To make his case, Driessen presents four studies of dialogue in the Middle East–the Focolare Community in Algeria, the Adyan Foundation in Lebanon, KAICIID of Saudi Arabia, and DICID of Qatar–and highlights key interreligious dialogue declarations produced in the broader Middle East over the last two decades. Compelling and nuanced, The GlobalPolitics of Interreligious Dialogue illustrates how religion operates in contemporary global politics, offering important lessons about the development of alternative models of democracy, citizenship, and modernity.
The judicialisation of religious freedom conflicts is long recognised. But to date, little has been written on the active role that religious actors and advocacy groups play in this process. This important book does just that. It examines how Jehovah’s Witnesses, Muslims, Sikhs, Evangelicals, Christian conservatives and their global support networks have litigated the right to freedom of religion at the European Court of Human Rights over the past 30 years. Drawing on in-depth interviews with NGOs, religious representatives, lawyers and legal experts, it is a powerful study of the social dynamics that shape transnational legal mobilisation and the ways in which legal mobilisation shapes discourses and conflict lines in the field of transnational law.

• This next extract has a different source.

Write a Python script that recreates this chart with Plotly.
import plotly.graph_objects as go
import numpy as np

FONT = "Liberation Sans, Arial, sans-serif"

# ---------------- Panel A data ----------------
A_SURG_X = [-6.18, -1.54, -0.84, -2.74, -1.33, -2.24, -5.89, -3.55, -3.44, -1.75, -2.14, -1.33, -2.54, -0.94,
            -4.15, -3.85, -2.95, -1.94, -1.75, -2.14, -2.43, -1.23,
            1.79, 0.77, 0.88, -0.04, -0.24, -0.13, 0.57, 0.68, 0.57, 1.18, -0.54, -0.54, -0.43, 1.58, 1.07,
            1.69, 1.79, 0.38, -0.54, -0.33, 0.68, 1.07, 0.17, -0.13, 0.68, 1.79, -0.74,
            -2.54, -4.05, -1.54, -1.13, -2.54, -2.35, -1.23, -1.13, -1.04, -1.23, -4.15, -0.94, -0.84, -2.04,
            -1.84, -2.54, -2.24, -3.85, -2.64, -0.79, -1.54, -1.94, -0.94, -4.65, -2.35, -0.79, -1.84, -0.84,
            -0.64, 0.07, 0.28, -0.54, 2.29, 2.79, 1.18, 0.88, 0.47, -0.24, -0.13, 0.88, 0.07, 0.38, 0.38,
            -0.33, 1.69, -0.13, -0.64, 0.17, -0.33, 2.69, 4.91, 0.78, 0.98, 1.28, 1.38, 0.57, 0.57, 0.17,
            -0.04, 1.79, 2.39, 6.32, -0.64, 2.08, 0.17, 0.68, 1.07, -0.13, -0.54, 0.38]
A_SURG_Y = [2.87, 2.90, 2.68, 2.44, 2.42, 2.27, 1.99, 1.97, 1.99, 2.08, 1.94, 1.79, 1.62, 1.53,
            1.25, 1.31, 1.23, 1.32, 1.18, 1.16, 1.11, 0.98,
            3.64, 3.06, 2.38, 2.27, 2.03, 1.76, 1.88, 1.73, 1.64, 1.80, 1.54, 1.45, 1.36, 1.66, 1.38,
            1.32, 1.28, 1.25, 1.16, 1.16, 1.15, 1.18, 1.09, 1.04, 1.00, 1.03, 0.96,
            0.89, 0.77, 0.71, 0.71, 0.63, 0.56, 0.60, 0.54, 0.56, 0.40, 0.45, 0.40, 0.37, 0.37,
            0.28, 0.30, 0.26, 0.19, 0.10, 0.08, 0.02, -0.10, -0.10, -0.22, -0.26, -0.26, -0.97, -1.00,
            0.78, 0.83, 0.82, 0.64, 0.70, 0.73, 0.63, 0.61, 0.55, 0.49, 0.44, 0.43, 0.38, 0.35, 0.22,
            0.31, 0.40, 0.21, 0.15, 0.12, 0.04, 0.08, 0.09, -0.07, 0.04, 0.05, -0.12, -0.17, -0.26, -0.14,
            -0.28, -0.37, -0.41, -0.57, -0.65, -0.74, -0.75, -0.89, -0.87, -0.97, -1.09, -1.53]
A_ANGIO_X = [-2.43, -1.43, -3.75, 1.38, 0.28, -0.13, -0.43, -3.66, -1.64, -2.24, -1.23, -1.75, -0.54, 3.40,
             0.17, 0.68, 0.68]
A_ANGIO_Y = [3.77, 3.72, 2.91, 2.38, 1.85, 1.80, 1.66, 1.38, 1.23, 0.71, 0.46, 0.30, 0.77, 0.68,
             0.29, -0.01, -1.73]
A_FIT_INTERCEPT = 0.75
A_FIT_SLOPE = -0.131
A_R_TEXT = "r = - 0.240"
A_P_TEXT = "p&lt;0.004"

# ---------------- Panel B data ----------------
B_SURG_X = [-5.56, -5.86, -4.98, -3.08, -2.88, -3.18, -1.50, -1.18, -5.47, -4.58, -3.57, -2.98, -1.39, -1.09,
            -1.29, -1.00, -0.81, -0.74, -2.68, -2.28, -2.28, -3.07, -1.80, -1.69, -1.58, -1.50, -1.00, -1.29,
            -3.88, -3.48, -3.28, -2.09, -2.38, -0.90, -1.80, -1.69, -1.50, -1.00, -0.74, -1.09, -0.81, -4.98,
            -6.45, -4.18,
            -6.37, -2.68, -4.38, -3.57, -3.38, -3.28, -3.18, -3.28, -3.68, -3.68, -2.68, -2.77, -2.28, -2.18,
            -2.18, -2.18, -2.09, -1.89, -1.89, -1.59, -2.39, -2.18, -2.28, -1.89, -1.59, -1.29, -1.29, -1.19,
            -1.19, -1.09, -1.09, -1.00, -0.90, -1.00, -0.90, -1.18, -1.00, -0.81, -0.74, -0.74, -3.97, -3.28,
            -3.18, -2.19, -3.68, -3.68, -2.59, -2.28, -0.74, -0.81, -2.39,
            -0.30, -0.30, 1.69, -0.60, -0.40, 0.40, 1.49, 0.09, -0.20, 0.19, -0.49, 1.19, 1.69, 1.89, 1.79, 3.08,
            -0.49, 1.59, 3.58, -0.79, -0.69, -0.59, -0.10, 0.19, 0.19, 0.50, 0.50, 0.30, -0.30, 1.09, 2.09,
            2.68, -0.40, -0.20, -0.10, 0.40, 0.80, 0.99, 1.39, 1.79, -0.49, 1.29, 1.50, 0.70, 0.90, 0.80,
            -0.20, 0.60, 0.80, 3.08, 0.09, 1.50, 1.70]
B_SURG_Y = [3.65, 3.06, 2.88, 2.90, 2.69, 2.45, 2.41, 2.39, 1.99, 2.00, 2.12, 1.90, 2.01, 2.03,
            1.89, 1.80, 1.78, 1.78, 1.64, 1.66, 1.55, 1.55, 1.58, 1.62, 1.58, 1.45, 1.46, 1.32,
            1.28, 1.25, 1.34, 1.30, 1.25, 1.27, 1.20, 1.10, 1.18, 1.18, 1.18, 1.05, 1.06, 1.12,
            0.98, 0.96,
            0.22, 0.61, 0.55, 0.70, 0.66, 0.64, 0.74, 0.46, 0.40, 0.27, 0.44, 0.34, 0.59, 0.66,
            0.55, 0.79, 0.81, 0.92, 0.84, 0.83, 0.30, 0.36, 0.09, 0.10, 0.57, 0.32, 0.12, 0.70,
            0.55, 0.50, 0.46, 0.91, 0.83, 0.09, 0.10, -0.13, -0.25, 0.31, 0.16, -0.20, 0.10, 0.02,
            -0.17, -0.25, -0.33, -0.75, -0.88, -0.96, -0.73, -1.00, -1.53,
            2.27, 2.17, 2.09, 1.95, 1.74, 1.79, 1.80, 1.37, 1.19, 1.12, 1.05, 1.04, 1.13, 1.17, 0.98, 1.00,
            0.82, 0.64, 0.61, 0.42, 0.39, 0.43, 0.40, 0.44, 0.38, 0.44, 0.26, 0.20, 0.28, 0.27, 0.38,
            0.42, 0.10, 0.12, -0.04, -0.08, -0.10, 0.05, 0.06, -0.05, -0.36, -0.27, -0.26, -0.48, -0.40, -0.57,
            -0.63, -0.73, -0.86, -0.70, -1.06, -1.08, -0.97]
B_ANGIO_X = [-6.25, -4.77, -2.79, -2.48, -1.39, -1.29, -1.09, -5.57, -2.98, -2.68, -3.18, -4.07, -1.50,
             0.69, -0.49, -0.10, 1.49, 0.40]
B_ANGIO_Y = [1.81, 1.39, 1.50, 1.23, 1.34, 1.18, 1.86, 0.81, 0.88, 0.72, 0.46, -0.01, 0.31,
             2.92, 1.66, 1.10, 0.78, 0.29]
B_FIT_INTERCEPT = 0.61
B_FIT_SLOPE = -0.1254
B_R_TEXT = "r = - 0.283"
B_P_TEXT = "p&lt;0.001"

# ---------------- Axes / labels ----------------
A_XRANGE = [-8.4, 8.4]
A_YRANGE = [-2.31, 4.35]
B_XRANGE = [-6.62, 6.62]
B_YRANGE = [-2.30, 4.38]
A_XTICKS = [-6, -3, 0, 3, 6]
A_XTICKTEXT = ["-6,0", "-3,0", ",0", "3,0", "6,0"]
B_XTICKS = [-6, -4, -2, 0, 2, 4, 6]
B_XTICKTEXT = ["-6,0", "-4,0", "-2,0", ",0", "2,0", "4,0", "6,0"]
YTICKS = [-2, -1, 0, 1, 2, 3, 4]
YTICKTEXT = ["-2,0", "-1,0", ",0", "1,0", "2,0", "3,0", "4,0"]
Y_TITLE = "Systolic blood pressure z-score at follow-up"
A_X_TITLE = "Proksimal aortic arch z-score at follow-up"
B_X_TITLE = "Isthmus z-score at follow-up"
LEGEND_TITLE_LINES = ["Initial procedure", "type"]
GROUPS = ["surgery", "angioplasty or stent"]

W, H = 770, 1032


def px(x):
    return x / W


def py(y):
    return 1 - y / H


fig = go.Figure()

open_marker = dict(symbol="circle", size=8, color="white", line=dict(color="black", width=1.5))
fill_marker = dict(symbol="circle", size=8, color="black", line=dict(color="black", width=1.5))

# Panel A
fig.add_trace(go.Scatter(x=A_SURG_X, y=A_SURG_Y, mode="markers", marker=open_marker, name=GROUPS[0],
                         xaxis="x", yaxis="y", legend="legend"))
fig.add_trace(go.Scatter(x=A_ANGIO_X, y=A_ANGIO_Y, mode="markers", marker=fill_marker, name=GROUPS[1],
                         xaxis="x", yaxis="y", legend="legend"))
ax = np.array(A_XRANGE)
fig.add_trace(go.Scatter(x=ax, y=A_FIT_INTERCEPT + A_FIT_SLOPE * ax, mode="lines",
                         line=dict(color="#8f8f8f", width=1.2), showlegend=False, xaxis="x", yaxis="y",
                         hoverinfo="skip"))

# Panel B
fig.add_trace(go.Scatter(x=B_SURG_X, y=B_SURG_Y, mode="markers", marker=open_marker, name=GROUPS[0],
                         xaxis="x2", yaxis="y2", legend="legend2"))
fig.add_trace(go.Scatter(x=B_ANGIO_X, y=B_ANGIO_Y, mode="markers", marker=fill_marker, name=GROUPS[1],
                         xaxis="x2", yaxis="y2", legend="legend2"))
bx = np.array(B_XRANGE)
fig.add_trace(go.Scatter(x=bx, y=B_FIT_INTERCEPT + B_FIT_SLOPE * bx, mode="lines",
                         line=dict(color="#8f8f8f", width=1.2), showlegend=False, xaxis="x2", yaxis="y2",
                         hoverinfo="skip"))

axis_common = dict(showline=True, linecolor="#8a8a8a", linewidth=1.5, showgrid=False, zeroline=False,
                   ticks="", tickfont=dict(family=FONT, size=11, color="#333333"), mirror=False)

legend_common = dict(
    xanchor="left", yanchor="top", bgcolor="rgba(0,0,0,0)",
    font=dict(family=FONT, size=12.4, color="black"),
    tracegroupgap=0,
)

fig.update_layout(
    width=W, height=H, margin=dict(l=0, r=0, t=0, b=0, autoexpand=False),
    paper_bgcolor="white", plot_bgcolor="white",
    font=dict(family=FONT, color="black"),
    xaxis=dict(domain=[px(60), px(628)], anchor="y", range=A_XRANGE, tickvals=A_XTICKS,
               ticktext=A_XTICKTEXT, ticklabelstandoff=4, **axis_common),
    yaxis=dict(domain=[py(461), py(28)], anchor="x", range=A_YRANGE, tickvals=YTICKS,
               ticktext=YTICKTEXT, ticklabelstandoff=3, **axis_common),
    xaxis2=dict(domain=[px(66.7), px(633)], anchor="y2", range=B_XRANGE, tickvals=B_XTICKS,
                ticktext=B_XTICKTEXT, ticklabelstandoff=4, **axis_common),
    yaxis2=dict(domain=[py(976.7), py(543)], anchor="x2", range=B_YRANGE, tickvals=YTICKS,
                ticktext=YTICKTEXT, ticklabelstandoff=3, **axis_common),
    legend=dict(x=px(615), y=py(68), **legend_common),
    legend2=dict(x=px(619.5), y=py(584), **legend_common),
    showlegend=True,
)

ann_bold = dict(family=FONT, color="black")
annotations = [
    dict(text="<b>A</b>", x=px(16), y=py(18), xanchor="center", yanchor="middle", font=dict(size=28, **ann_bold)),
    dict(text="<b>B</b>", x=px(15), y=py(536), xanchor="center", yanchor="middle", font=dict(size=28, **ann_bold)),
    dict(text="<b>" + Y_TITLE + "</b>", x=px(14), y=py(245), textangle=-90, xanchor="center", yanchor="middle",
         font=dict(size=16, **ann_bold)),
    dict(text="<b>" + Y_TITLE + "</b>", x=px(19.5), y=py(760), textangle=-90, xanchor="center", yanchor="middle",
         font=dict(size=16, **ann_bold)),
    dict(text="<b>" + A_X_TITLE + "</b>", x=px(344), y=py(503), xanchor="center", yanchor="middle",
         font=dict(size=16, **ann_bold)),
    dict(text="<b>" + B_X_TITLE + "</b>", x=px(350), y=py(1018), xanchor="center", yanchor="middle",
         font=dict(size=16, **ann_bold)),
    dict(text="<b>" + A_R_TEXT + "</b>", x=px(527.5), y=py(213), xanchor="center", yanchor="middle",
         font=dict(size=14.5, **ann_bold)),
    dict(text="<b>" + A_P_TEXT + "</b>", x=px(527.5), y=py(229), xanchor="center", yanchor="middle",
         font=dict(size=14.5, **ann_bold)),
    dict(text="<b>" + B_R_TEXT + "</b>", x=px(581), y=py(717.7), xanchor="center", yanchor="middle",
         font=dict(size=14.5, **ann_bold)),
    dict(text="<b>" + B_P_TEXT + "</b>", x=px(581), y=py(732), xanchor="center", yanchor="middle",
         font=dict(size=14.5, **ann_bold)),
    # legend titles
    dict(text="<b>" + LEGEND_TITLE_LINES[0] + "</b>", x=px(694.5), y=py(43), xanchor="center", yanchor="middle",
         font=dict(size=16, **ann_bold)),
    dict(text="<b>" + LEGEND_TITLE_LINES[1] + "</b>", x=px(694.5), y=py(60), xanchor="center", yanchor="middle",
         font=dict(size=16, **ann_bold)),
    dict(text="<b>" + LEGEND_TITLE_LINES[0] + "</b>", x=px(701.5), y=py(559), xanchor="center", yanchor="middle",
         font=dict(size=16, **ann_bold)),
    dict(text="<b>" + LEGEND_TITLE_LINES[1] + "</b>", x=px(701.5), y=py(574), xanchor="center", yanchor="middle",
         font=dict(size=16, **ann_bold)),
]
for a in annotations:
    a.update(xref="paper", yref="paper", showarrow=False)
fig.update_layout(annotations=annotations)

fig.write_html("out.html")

The eminent sociologist of religion, Robert Wuthnow, must be one of the most prolific scholars alive. Now emeritus at Princeton, he continues to churn out books that are essential for understanding American religion in the 21st century. His new book, Religion’s Power: What Makes It Work (Oxford) focuses on the communal rituals that give religion its strength. Community is central to a plausible definition of religion (or at least it should be), and Wuthnow’s new book will no doubt help show why that is so. Here’s a description from the Oxford website:
What makes religion so powerful? Why does it attract so many followers? Raise so much money? Influence how people vote? The usual answer is that religion is powerful because it offers divine hope. But there is more to it than that. Why does a worship service seem powerful? Why is it powerful to hear someone testify about their faith? Who sets the rules for who can be a member and who cannot? What does religion do to reinforce gender and racial differences? Or to challenge them?

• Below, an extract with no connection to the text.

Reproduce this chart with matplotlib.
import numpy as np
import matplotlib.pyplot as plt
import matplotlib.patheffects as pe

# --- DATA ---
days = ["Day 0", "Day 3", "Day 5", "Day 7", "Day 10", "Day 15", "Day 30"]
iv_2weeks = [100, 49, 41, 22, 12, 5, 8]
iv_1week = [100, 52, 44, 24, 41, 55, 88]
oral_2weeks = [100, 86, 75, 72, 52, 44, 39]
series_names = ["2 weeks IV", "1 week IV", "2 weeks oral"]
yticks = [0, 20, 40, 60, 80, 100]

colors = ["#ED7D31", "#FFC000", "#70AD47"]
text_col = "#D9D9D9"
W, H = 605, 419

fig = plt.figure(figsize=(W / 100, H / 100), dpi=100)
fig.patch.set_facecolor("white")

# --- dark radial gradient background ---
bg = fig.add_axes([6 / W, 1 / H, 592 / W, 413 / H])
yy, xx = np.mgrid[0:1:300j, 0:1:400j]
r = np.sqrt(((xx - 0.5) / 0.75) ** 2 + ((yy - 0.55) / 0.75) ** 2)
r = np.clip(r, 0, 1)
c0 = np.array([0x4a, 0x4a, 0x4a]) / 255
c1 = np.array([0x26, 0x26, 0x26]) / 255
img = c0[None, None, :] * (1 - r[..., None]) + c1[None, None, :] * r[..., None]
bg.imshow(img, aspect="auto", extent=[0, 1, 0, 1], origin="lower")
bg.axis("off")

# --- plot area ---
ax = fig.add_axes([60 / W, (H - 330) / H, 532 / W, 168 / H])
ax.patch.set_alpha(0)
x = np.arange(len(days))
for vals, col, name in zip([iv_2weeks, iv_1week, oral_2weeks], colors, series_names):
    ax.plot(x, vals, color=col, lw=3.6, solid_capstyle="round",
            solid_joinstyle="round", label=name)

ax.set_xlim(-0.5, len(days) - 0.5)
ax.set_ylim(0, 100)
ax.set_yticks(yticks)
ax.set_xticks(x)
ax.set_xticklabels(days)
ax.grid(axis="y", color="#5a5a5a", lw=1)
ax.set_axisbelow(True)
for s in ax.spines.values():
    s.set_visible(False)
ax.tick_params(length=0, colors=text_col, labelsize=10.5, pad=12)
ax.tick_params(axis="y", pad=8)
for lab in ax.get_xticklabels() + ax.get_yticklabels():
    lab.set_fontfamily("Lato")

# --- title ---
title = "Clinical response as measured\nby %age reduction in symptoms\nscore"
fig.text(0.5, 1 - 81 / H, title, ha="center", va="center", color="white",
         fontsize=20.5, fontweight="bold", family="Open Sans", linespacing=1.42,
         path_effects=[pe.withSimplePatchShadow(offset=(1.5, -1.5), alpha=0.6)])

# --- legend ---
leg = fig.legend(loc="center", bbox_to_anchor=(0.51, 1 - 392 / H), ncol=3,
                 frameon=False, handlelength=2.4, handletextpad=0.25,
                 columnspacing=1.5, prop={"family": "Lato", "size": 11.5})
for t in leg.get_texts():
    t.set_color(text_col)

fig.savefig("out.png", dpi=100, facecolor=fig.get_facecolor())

Religion’s Power takes a fresh look at these questions by examining what happens during religious rituals to signal the leader’s power, the power of the deity being worshipped, and, inadvertently, why some people in the congregation are deemed more powerful than others. Robert Wuthnow explores how religious narratives are constructed to demonstrate sincerity, how religious organizations control time by controlling space, how codified knowledge gives religious organizations power, and the small ways in which religion shapes identities and politics. Building on classical work in the sociology of religion and drawing extensively on historical and ethnographic studies, Religion’s Power foregrounds cases ranging from nineteenth-century church organ and lightning rod controversies to current clashes about border walls and racial justice. This is a book for beginning students of religion as well as for advanced scholars and for practitioners, fellow travelers, and critics who want to understand better what makes religion powerful.